Quel regard portez-vous sur le comportement de la BCE ?
Nous avons clairement eu un changement de discours de la part de la Banque centrale européenne avec sa ligne directrice concernant les taux directeurs. En assurant que ces derniers resteront à un niveau stable ou inférieur pendant une période prolongée, la BCE continue à se poser en filet de sécurité pour un positionnement sur les actifs risqués.

Quelles autres actions envisagez-vous de sa part ?
Elle devrait continuer à avoir une approche pragmatique jusqu’à ce que les choses aillent mieux au sein de la zone euro. Plus précisément elle devrait conserver ses propos accommodants sur les taux directeurs.
Une baisse du taux d’intérêt est plausible mais elle n’aurait pas d’énorme répercussion positive.
La BCE pourrait en revanche reprendre ses opérations de rachat de titres de dette des Etats membres, autrement dit ses opérations SMP.

Pour quelles raisons la BCE pourrait avoir besoin de reprendre ces opérations ?
Un moratoire à été accordé au Portugal, à l’Italie, à la France pour ramener leur déficit public à 3% du PIB. On peut craindre que ces pays profitent des délais qui leur ont été accordés pour ne pas entreprendre les réformes requises. Des tensions sur les segments obligataires de ces pays pourraient se faire ressentir.

Quid de votre allocation d’actifs du moment ?

Nous sommes à l’écart des actions japonaises. Nous avons observé un emballement phénoménal de ces actifs financiers. Nous pensons que nous ne sommes pas à l’abri d’un feu de paille.
Quand bien même les autorités japonaises sont en mesure de rassurer sur le bon fonctionnement de leur stratégie par la mise en évidence de données économiques plus favorables ou par l’annonce de réformes structurelles d’envergure, nous croyons toutefois que cet élément est déjà largement joué par le marché.

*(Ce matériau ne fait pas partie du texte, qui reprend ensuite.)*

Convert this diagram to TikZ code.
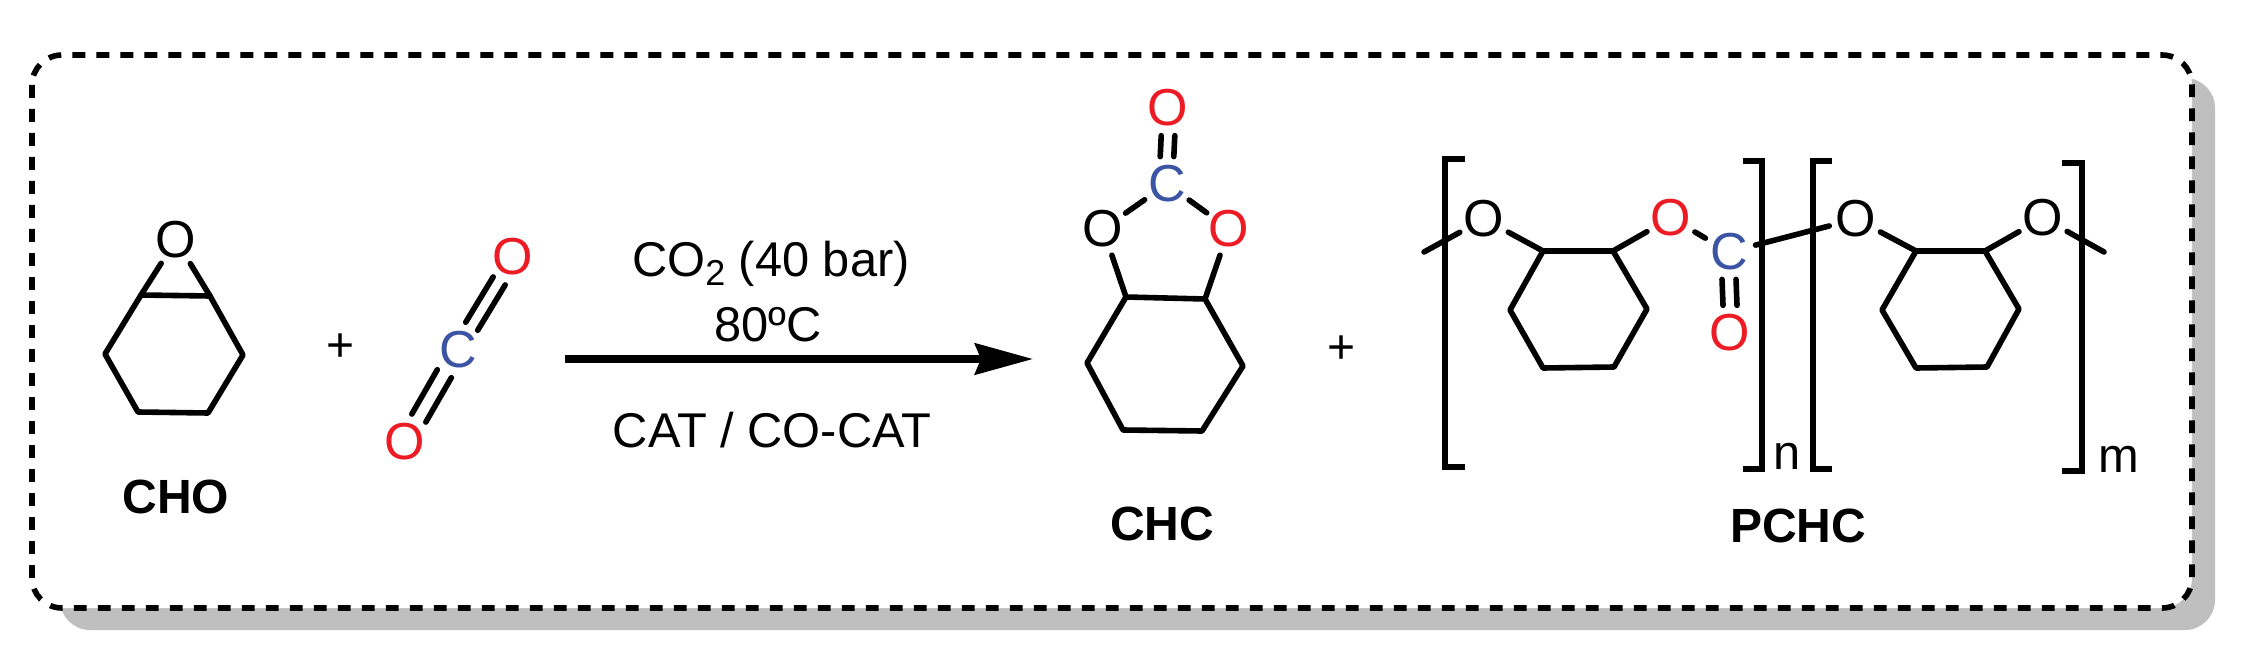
\documentclass[tikz,border=0pt]{standalone}
\usepackage{fontspec}
\setmainfont{Liberation Sans}
\usetikzlibrary{arrows.meta}

\definecolor{oxred}{HTML}{ED1C24}
\definecolor{carbblue}{HTML}{3B54A4}
\definecolor{shadowgray}{HTML}{BFBFBF}

\begin{document}
\begin{tikzpicture}[
  x=0.5pt, y=-0.5pt,
  atom/.style={circle, inner sep=0pt, minimum size=27pt, font=\fontsize{26}{26}\selectfont},
  redatom/.style={atom, text=oxred},
  blueatom/.style={atom, text=carbblue},
  bond/.style={line width=2.8pt, line cap=round, line join=round},
  bracket/.style={line width=2.7pt, line join=miter},
  cmpd/.style={anchor=base, font=\fontsize{24}{24}\selectfont\bfseries},
  cond/.style={anchor=base, font=\fontsize{24.4}{24.4}\selectfont},
  plus/.style={inner sep=0pt, font=\fontsize{24}{24}\selectfont},
  frame/.style={line width=2.8pt, dash pattern=on 6.4pt off 5.6pt, fill=white, rounded corners=15pt},
  reaction/.style={line width=3.6pt, -{Stealth[length=29pt, width=15.5pt, inset=3pt]}}
]
\useasboundingbox (0,0) rectangle (2246,652);

% Panel
\fill[shadowgray, rounded corners=15pt] (60,78) rectangle (2215,630);
\draw[frame] (32,55) rectangle (2192,608);

% CHO
\node[atom] (cho_o) at (176,240) {O};
\coordinate (cho1) at (141,295);
\coordinate (cho2) at (210,296);
\coordinate (cho3) at (243,355);
\coordinate (cho4) at (208,413);
\coordinate (cho5) at (138,412);
\coordinate (cho6) at (105,354);
\draw[bond] (cho1) -- (cho2) -- (cho3) -- (cho4) -- (cho5) -- (cho6) -- cycle;
\draw[bond] (cho1) -- (cho_o);
\draw[bond] (cho2) -- (cho_o);
\node[cmpd] (cho_name) at (176,513) {CHO};

\node[plus] (plus_a) at (341,348) {+};

% CO2
\node[redatom] (co2_ot) at (513,257) {O};
\node[blueatom] (co2_c) at (458,350) {C};
\node[redatom] (co2_ob) at (405,442) {O};
\draw[bond] ([shift={(-6,-4)}]co2_c.60) -- ([shift={(-6,-4)}]co2_ot.240);
\draw[bond] ([shift={(6,4)}]co2_c.60) -- ([shift={(6,4)}]co2_ot.240);
\draw[bond] ([shift={(-7,-4)}]co2_c.240) -- ([shift={(-7,-4)}]co2_ob.60);
\draw[bond] ([shift={(7,4)}]co2_c.240) -- ([shift={(7,4)}]co2_ob.60);

% Arrow and conditions
\coordinate (arrow_a) at (565,359);
\coordinate (arrow_b) at (1033,359);
\draw[reaction] (arrow_a) -- (arrow_b);
\node[cond] (cond_co2) at (771,276) {CO\raisebox{-5pt}{\fontsize{18}{18}\selectfont 2} (40 bar)};
\node[cond] (cond_temp) at (768,341) {80ºC};
\node[cond] (cond_cat) at (772,447) {CAT / CO-CAT};

% CHC
\node[redatom] (chc_ot) at (1168,108) {O};
\node[blueatom] (chc_c) at (1167,184) {C};
\node[atom] (chc_ol) at (1103,229) {O};
\node[redatom] (chc_or) at (1229,229) {O};
\coordinate (chc1) at (1126,297);
\coordinate (chc2) at (1205,299);
\coordinate (chc3) at (1243,366);
\coordinate (chc4) at (1202,431);
\coordinate (chc5) at (1123,430);
\coordinate (chc6) at (1087,363);
\draw[bond] (chc1) -- (chc2) -- (chc3) -- (chc4) -- (chc5) -- (chc6) -- cycle;
\draw[bond] (chc1) -- (chc_ol);
\draw[bond] (chc2) -- (chc_or);
\draw[bond] (chc_c) -- (chc_ol);
\draw[bond] (chc_c) -- (chc_or);
\draw[bond] ([xshift=-3.4pt]chc_c.north) -- ([xshift=-3.4pt]chc_ot.south);
\draw[bond] ([xshift=3.4pt]chc_c.north) -- ([xshift=3.4pt]chc_ot.south);
\node[cmpd] (chc_name) at (1162,540) {CHC};

\node[plus] (plus_b) at (1341,350) {+};

% PCHC
\node[atom] (pc_oa) at (1484,219) {O};
\node[redatom] (pc_ob) at (1671,218) {O};
\node[blueatom] (pc_c) at (1729,252) {C};
\node[redatom] (pc_oc) at (1730,333) {O};
\node[atom] (pc_od) at (1856,219) {O};
\node[atom] (pc_oe) at (2043,218) {O};
\coordinate (pc_tail_a) at (1424,252);
\coordinate (pc_tail_b) at (2104,252);
\coordinate (rga1) at (1543,251);
\coordinate (rga2) at (1613,251);
\coordinate (rga3) at (1647,309);
\coordinate (rga4) at (1614,367);
\coordinate (rga5) at (1543,368);
\coordinate (rga6) at (1510,310);
\coordinate (rgb1) at (1916,251);
\coordinate (rgb2) at (1985,251);
\coordinate (rgb3) at (2019,309);
\coordinate (rgb4) at (1987,367);
\coordinate (rgb5) at (1916,368);
\coordinate (rgb6) at (1882,310);
\draw[bond] (rga1) -- (rga2) -- (rga3) -- (rga4) -- (rga5) -- (rga6) -- cycle;
\draw[bond] (rgb1) -- (rgb2) -- (rgb3) -- (rgb4) -- (rgb5) -- (rgb6) -- cycle;
\draw[bond] (pc_tail_a) -- (pc_oa);
\draw[bond] (pc_oa) -- (rga1);
\draw[bond] (rga2) -- (pc_ob);
\draw[bond] (pc_ob) -- (pc_c);
\draw[bond] (pc_c) -- (pc_od);
\draw[bond] (pc_od) -- (rgb1);
\draw[bond] (rgb2) -- (pc_oe);
\draw[bond] (pc_oe) -- (pc_tail_b);
\draw[bond] ([xshift=-3.5pt]pc_c.south) -- ([xshift=-3.5pt]pc_oc.north);
\draw[bond] ([xshift=3.5pt]pc_c.south) -- ([xshift=3.5pt]pc_oc.north);
\draw[bracket] (1465,159) -- (1445,159) -- (1445,467) -- (1465,467);
\draw[bracket] (1743,161) -- (1762,161) -- (1762,469) -- (1743,469);
\draw[bracket] (1832,161) -- (1813,161) -- (1813,469) -- (1832,469);
\draw[bracket] (2062,163) -- (2082,163) -- (2082,471) -- (2062,471);
\node[cond, anchor=base west] (sub_n) at (1766,469) {n};
\node[cond, anchor=base west] (sub_m) at (2091,472) {m};
\node[cmpd] (pchc_name) at (1798,542) {PCHC};

\end{tikzpicture}
\end{document}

Nous sommes également à l’écart des marchés émergents que ce soit dans l’univers actions ou dans l’univers des obligations souveraines. En raison d’un ralentissement structurel voulu par les autorités chinoises, le momentum économique est moins favorable sur la Chine. Il est envisageable que le gouvernement soit dépassé par les évènements et qu’il ne parvienne pas à contrôler la vitesse de la résorption des excès.
Cela aura incontestablement une incidence sur les autres marchés émergents.

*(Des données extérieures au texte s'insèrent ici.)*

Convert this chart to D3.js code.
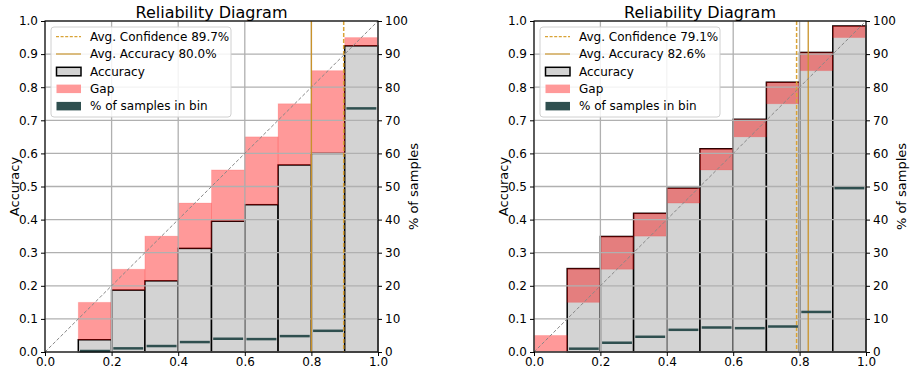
<!DOCTYPE html>
<html>
<head>
<meta charset="utf-8">
<script src="https://cdn.jsdelivr.net/npm/d3@7"></script>
<style>
  html, body { margin: 0; padding: 0; background: #fff; }
  svg { display: block; font-family: "DejaVu Sans", sans-serif; }
</style>
</head>
<body>
<svg id="chart" width="910" height="368"></svg>
<script>
// ---- data ----
const binStarts = [0.0, 0.1, 0.2, 0.3, 0.4, 0.5, 0.6, 0.7, 0.8, 0.9];
const binWidth = 0.1;
const xTicks = [0.0, 0.2, 0.4, 0.6, 0.8, 1.0];
const yTicks = [0.0, 0.1, 0.2, 0.3, 0.4, 0.5, 0.6, 0.7, 0.8, 0.9, 1.0];
const y2Ticks = [0, 10, 20, 30, 40, 50, 60, 70, 80, 90, 100];

const leftAccuracy   = [0, 0.037, 0.187, 0.215, 0.313, 0.395, 0.445, 0.565, 0.600, 0.925];
const leftConfidence = [0, 0.15, 0.25, 0.35, 0.45, 0.55, 0.65, 0.75, 0.85, 0.95];
const leftSamples    = [0, 0.3, 1.1, 1.8, 3.0, 4.0, 3.9, 4.8, 6.4, 73.6];
const leftAvgConf = 0.897, leftAvgAcc = 0.800;

const rightAccuracy   = [0, 0.252, 0.349, 0.419, 0.495, 0.614, 0.703, 0.815, 0.905, 0.985];
const rightConfidence = [0.05, 0.15, 0.25, 0.35, 0.45, 0.55, 0.65, 0.75, 0.85, 0.95];
const rightSamples    = [0, 1.0, 2.8, 4.6, 6.7, 7.4, 7.2, 7.7, 12.1, 49.5];
const rightAvgConf = 0.791, rightAvgAcc = 0.826;

const titleText = "Reliability Diagram";
const yLabel = "Accuracy";
const y2Label = "% of samples";

// ---- styles ----
const COL_ACC = "#d3d3d3";
const COL_GAP = "rgba(255,0,0,0.4)";
const COL_SAMP = "#2f4f4f";
const COL_CONF = "#d9a336";
const COL_AVGACC = "#c9922a";
const GRID = "#b0b0b0";

const svg = d3.select("#chart");

function drawPanel(left, right, acc, conf, samp, avgConf, avgAcc) {
  const top = 21, bottom = 352;
  const x = d3.scaleLinear().domain([0, 1]).range([left, right]);
  const y = d3.scaleLinear().domain([0, 1]).range([bottom, top]);
  const y2 = d3.scaleLinear().domain([0, 100]).range([bottom, top]);
  const g = svg.append("g");
  const data = binStarts.map((b, i) => ({b, acc: acc[i], conf: conf[i], samp: samp[i]}));

  // accuracy bars
  g.selectAll(".acc").data(data.filter(d => d.acc > 0)).enter().append("rect")
    .attr("x", d => x(d.b)).attr("width", d => x(d.b + binWidth) - x(d.b))
    .attr("y", d => y(d.acc)).attr("height", d => y(0) - y(d.acc))
    .attr("fill", COL_ACC).attr("stroke", "#000").attr("stroke-width", 1.5);

  // gap bars
  g.selectAll(".gap").data(data.filter(d => d.conf !== d.acc && d.conf > 0)).enter().append("rect")
    .attr("x", d => x(d.b)).attr("width", d => x(d.b + binWidth) - x(d.b))
    .attr("y", d => y(Math.max(d.acc, d.conf)))
    .attr("height", d => Math.abs(y(d.acc) - y(d.conf)))
    .attr("fill", COL_GAP).attr("stroke", "rgba(255,0,0,0.12)").attr("stroke-width", 1);

  // grid
  g.selectAll(".hg").data(yTicks).enter().append("line")
    .attr("x1", left).attr("x2", right).attr("y1", d => y(d)).attr("y2", d => y(d))
    .attr("stroke", GRID).attr("stroke-width", 1.3);
  g.selectAll(".vg").data(xTicks).enter().append("line")
    .attr("y1", top).attr("y2", bottom).attr("x1", d => x(d)).attr("x2", d => x(d))
    .attr("stroke", GRID).attr("stroke-width", 1.3);

  // avg lines
  g.append("line").attr("x1", x(avgAcc)).attr("x2", x(avgAcc)).attr("y1", top).attr("y2", bottom)
    .attr("stroke", COL_AVGACC).attr("stroke-width", 1.3);
  g.append("line").attr("x1", x(avgConf)).attr("x2", x(avgConf)).attr("y1", top).attr("y2", bottom)
    .attr("stroke", COL_CONF).attr("stroke-width", 1.5).attr("stroke-dasharray", "4,2");

  // diagonal
  g.append("line").attr("x1", x(0)).attr("y1", y(0)).attr("x2", x(1)).attr("y2", y(1))
    .attr("stroke", "#888").attr("stroke-width", 1).attr("stroke-dasharray", "3.5,2");

  // samples
  g.selectAll(".samp").data(data.filter(d => d.samp > 0)).enter().append("line")
    .attr("x1", d => x(d.b + 0.005)).attr("x2", d => x(d.b + binWidth - 0.005))
    .attr("y1", d => y2(d.samp)).attr("y2", d => y2(d.samp))
    .attr("stroke", COL_SAMP).attr("stroke-width", 2.5);

  // spines
  g.append("rect").attr("x", left).attr("y", top).attr("width", right - left).attr("height", bottom - top)
    .attr("fill", "none").attr("stroke", "#000").attr("stroke-width", 1.1);

  // axes
  const fmt1 = d3.format(".1f");
  const ax = g.append("g").attr("transform", `translate(0,${bottom})`)
    .call(d3.axisBottom(x).tickValues(xTicks).tickFormat(fmt1).tickSize(4).tickPadding(1.5));
  const ay = g.append("g").attr("transform", `translate(${left},0)`)
    .call(d3.axisLeft(y).tickValues(yTicks).tickFormat(fmt1).tickSize(4).tickPadding(3));
  const ay2 = g.append("g").attr("transform", `translate(${right},0)`)
    .call(d3.axisRight(y2).tickValues(y2Ticks).tickFormat(d3.format("d")).tickSize(4).tickPadding(3));
  [ax, ay, ay2].forEach(a => {
    a.select(".domain").remove();
    a.selectAll("text").attr("font-size", 12).attr("fill", "#000").attr("font-family", "DejaVu Sans");
    a.selectAll("line").attr("stroke", "#000");
  });

  // title & labels
  g.append("text").attr("x", (left + right) / 2).attr("y", 17.5).attr("text-anchor", "middle")
    .attr("font-size", 16).text(titleText);
  g.append("text").attr("transform", `translate(${left - 31},${(top + bottom) / 2}) rotate(-90)`)
    .attr("text-anchor", "middle").attr("dy", "0.35em").attr("font-size", 13).text(yLabel);
  g.append("text").attr("transform", `translate(${right + 35},${(top + bottom) / 2}) rotate(-90)`)
    .attr("text-anchor", "middle").attr("dy", "0.35em").attr("font-size", 13).text(y2Label);

  // legend
  const lg = g.append("g").attr("transform", `translate(${left + 6},27)`);
  lg.append("rect").attr("width", 180).attr("height", 90).attr("rx", 3)
    .attr("fill", "rgba(255,255,255,0.85)").attr("stroke", "#d0d0d0").attr("stroke-width", 1);
  const items = [
    {t: `Avg. Confidence ${(avgConf * 100).toFixed(1)}%`, k: "dash"},
    {t: `Avg. Accuracy ${(avgAcc * 100).toFixed(1)}%`, k: "line"},
    {t: "Accuracy", k: "acc"},
    {t: "Gap", k: "gap"},
    {t: "% of samples in bin", k: "samp"}
  ];
  items.forEach((it, i) => {
    const cy = 9.7 + i * 17.3;
    if (it.k === "dash") {
      lg.append("line").attr("x1", 5).attr("x2", 30).attr("y1", cy).attr("y2", cy)
        .attr("stroke", COL_CONF).attr("stroke-width", 1.3).attr("stroke-dasharray", "3,1.6");
    } else if (it.k === "line") {
      lg.append("line").attr("x1", 5).attr("x2", 30).attr("y1", cy).attr("y2", cy)
        .attr("stroke", "#d4ac60").attr("stroke-width", 1.6);
    } else {
      const fill = it.k === "acc" ? COL_ACC : it.k === "gap" ? "#ff9999" : COL_SAMP;
      lg.append("rect").attr("x", 5.5).attr("y", cy - 4).attr("width", 24.5).attr("height", 8.5)
        .attr("fill", fill).attr("stroke", it.k === "acc" ? "#000" : "none").attr("stroke-width", 1.5);
    }
    lg.append("text").attr("x", 39).attr("y", cy).attr("dy", "0.36em").attr("font-size", 12).text(it.t);
  });
}

drawPanel(45, 378, leftAccuracy, leftConfidence, leftSamples, leftAvgConf, leftAvgAcc);
drawPanel(534, 866, rightAccuracy, rightConfidence, rightSamples, rightAvgConf, rightAvgAcc);
</script>
</body>
</html>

Nous n’avons pas du tout d’emprunt d’Etat des pays matures.

Nous aimons les obligations d’entreprises dans une logique de portage dans les fonds à échéance ou avec une faible duration pour une moindre sensibilité au risque de taux. Nous avons accentué notre détention d’obligations d’entreprises des pays périphériques à la zone euro. Notre allocation géographique est à 80% sur l’Europe, et 20% sur les Etats-Unis. Nous mettons l’accent sur les obligations high yield au détriment des obligations investment grade, le rapport risque-rendement étant manifestement meilleur dans le premier segment que dans le second.

Nous étions historiquement davantage exposés aux actions américaines qu’aux actions européennes. La question d’un rééquilibrage est posée.
Nous nous attendons à une certaine inflexion négative de la croissance aux Etats-Unis alors que nous escomptons plutôt une inflexion positive s’agissant de la conjoncture en Europe.
Ce rééquilibrage pourrait intervenir au cours du second semestre de l’année si nous percevons des signes qui nous confortent dans notre conviction. Au demeurant, nous pourrions nous contenter d’une annonce politique, par exemple un discours fort favorable à la croissance de la part des dirigeants allemands.

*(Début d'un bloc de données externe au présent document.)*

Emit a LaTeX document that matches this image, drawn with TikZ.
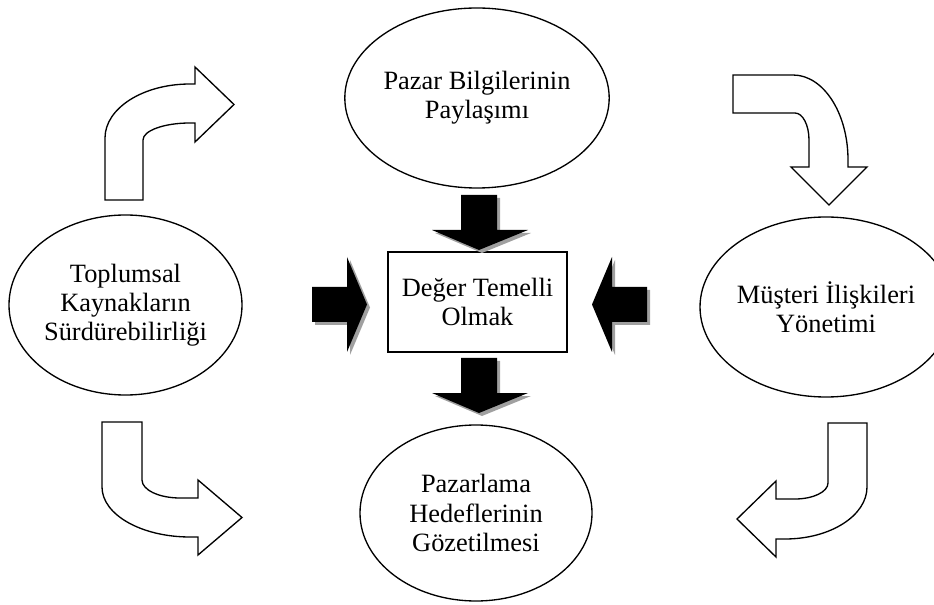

Y a-t-il des secteurs que vous privilégiez ?

Nous agissons principalement suivant une logique de stock picking. Les secteurs dominants qui en résultent sont alors l’énergie, la santé et la technologie. Ces secteurs ne constituent cependant pas des lignes directrices.
Nous n’avons plus de valeurs financières depuis la fin de l’année 2012.

Quid des matières premières ?
Le contexte actuel caractérisé par une croissance limitée aux Etats-Unis, une certaine morosité en Europe et une dynamique en ralentissement dans les pays émergents n’est pas propice à un investissement dans cet univers. Les prix ont vocation, si ce n’est à baisser, tout du moins à ne pas bouger.
Nous nous sommes retirés de l’or. Nous pensons que la hausse des taux nominaux avec une inflation maitrisée n’est pas opportune au métal jaune.